GENÈVE: L'OMS veut tenter d'empêcher les dérapages dans la manipulation du code génétique humain face au progrès de la science tout en assurant que les avancées les plus bénéfiques profiteront au plus grand nombre, via une série de recommandations publiées lundi.
"Au moment où la recherche sonde de plus en plus profondément le génome humain, nous devons minimiser les risques et tirer parti des manières dont la science peut mener à une meilleure santé pour tout le monde, partout dans le monde", a souligné la cheffe scientifique de l'Organisation mondiale de la santé, la docteure Soumya Swaminathan.
La mise au point d'outils comme les ciseaux moléculaires Crispr/Cas9, qui ont valu le prix Nobel de chimie à la Française Emmanuelle Charpentier et à l'Américaine Jennifer Doudna en 2020, a totalement révolutionné la manipulation du génome, ouvrant de nouvelles perspectives de soins mais aussi la boîte de Pandore d'expériences potentiellement dangereuses.
En 2018, un chercheur chinois avait provoqué un tollé en mettant au monde des bébés génétiquement modifiés pour les rendre résistants au virus du sida, a rappelé la docteure Swaminathan, en guise d'illustration des dérives possibles.
L'OMS avait alors créé le comité qui a rendu ses travaux lundi.
Quand en juin 2019, un chercheur russe, Denis Rebrikov, avait lui aussi fait part de son intention de procéder à une manipulation similaire, l'OMS avait solennellement appelé à stopper la recherche sur la modification du génome humain héritable.

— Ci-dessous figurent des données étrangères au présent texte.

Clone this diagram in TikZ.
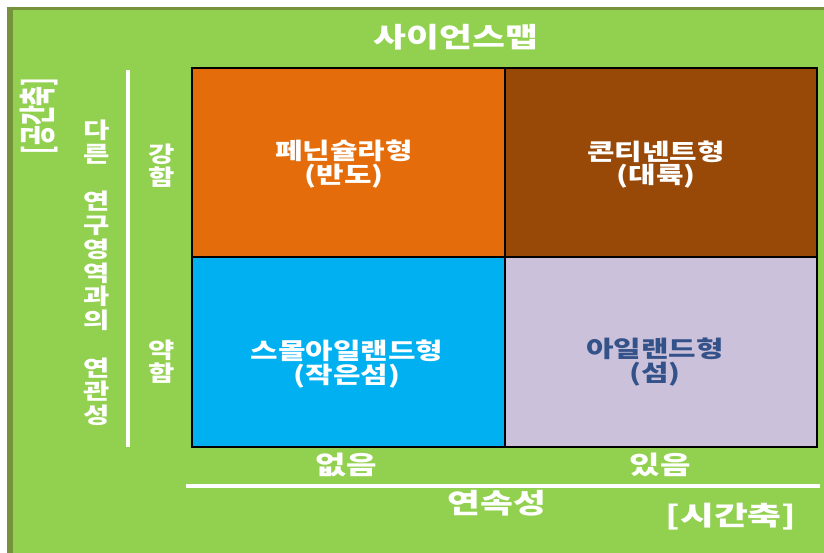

Lanceur d'alerte génomique
Pour tenter de mieux savoir ce qui se passe dans les laboratoires dans ce domaine, le comité propose plusieurs pistes dont "une sorte de système de lanceur d'alerte, grâce auquel les gens auraient un moyen d'alerter l'OMS s'ils ont vent de cas ou de projets de faire des expérimentations sur les cellules souches humaines", a expliqué la docteure Swaminathan au cours d'un point presse.
Elle a précisé que l'OMS pourrait ensuite demander aux autorités concernées d'agir.
Le comité a aussi demandé à l'organisation onusienne d'élargir son Registre international des essais cliniques à tout ce qui relève de l'édition du génome humain et d'en créer un pour garder un œil sur les recherches précliniques afin de pouvoir, là aussi, agir plus en amont.
De manière générale, le comité suggère que les autorités nationales et régionales facilitent la tâche de surveillance en dotant les essais impliquant l'édition du génome humain de mots clés spécifiques permettant de les repérer plus facilement et de mettre en place un mécanisme d'évaluation permettant de détecter les essais cliniques susceptibles de poser problème.
De façon assez originale, le comité propose également des sortes de jeux de rôle de la gouvernance pour la recherche sur le génome afin d'aider les autorités à se doter des outils et moyens nécessaires pour réguler ce domaine.
Il propose ainsi le scénario d'un essai clinique d'une thérapie issue de la manipulation du génome contre la drépanocytose (maladie génétique caractérisée par une anomalie de l'hémoglobine), un autre sur les améliorations des performances sportives grâce à cette technique ou encore celui d'une clinique située dans un pays où le niveau de surveillance est faible et qui offre des services de bébés génétiquement modifiés à ses clients internationaux.
Accès pour tous
Le point commun à toutes les recommandations est d'assurer l'accès universel aux potentielles thérapies que promet cette technologie alors que la pandémie de la Covid-19 se traduit sur la planète par une inégalité d'accès aux vaccins entre pays riches et pauvres.
"L'édition du génome humain a le potentiel de faire avancer notre habilité à traiter et à soigner des maladies, mais l'impact le plus fort sera seulement atteint si nous la déployons pour le bien de tout le monde, plutôt que d'alimenter l'inégalité" dans l'accès aux soins", a mis en garde le patron de l'OMS, le docteur Tedros Adhanom Ghebreyesus.